僕が罪を告白し、母に促されて謝罪に行く場面は、エーミールの感情がもっとも露わになる瞬間である。彼は怒鳴らず、ただ舌打ちをして「君はそういうやつなんだな」と静かに言う。

この言葉の重さは、友情や非難の感情だけでは説明がつかない。むしろ、恋愛的な「僕」の人格への期待があったからこそ、裏切られた痛みは大きく、相手を罵倒するよりも冷静に断定するしかなかった。

「君はそういうやつ」という全人格的な否定には、愛していたからこそ絶望した気持ちが込められている。この一言が強烈に印象に残るのは、読者がその背景に隠された感情の深さを直感するからである。

贈与の拒否

その直後、僕は贖罪のしるしに、おもちゃや蝶のコレクションを差し出す。しかしエーミールは「結構だよ。君の集めたやつはもう知っている」と冷たく言い放ち、受け取らない。

ここに彼の心の葛藤が凝縮されている。コムラサキ以来、「僕」はエーミールに蝶を見せていない。にもかかわらずエーミールが「僕」のコレクションを「知っている」と言ったのは、彼が密かに僕の収集を観察していた証拠である。つまりエーミールはずっと僕に関心を寄せ続けていたのである。

しかし不用意に好意を露呈してしまったと気づき、「そのうえ今日また君が蝶をどんなに扱っているかを見ることができたさ」と理由を付け足して取り繕う。このように、エーミールの拒絶は冷酷さではなく、恋愛感情を隠すための自己防衛であったと読むことが可能である。

エーミールの視点から見ると、贖罪のしるしとはいえ「僕」のおもちゃやコレクションを受け入れてしまえば「僕」を自分の近くに置くことになり、感情を抑えきれなくなる。だからこそ彼は拒否したのだ。

愛の破壊と自己防衛

こうした感情と行動の相反は、「少年の日の思い出」全体の基調となっている。

物語の中で、最終的に、「僕」は自分の蝶を一つ一つ粉々に潰す。愛してやまないものを自ら壊すことで、罪と絶望を抱え込むのである。

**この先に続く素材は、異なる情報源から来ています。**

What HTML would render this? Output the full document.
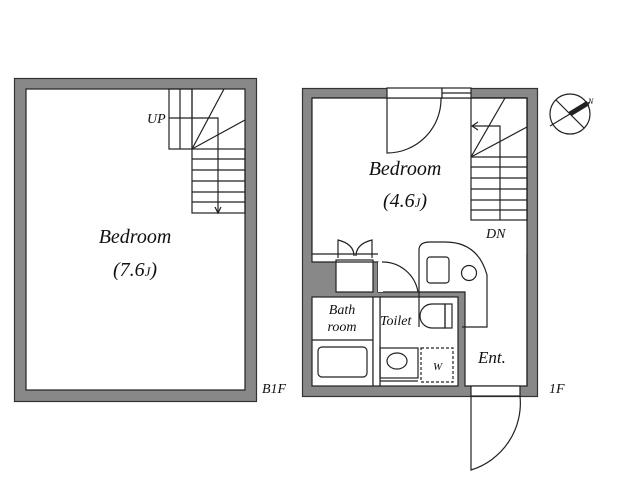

エーミールもまた、「僕」を拒絶することで、自分の好意を壊した。

両者の行動は「愛しているからこそ壊す」という逆説で共鳴する。「僕」は蝶を、エーミールは恋愛感情を、それぞれ破壊することでしか均衡を保てなかったのである。

まとめ

『少年の日の思い出』は教育的には友情や嫉妬の物語として読まれてきた。

しかしエーミールの感情の変遷を追うと、それは明らかに恋愛小説としての側面を持っている。観察から始まった特別な意識は、嫉妬と好意に交錯し、裏切りによって拒絶へと転じる。

最終的にエーミールは感情を隠し、自己防衛のために拒絶を選ぶ。

人間は、好きなものが近くにありすぎるとき、耐えがたさに壊すことでしか処理できない。エーミールと「僕」の関係はその普遍的な矛盾を体現している。

「そうか、そうか、君はそういうやつなんだな」という短い言葉が多くの読者に強い印象を残すのは、単なる非難や罵倒ではない「恋慕の裏返しとしての拒絶衝動」を直感的に感じ取るからであろう。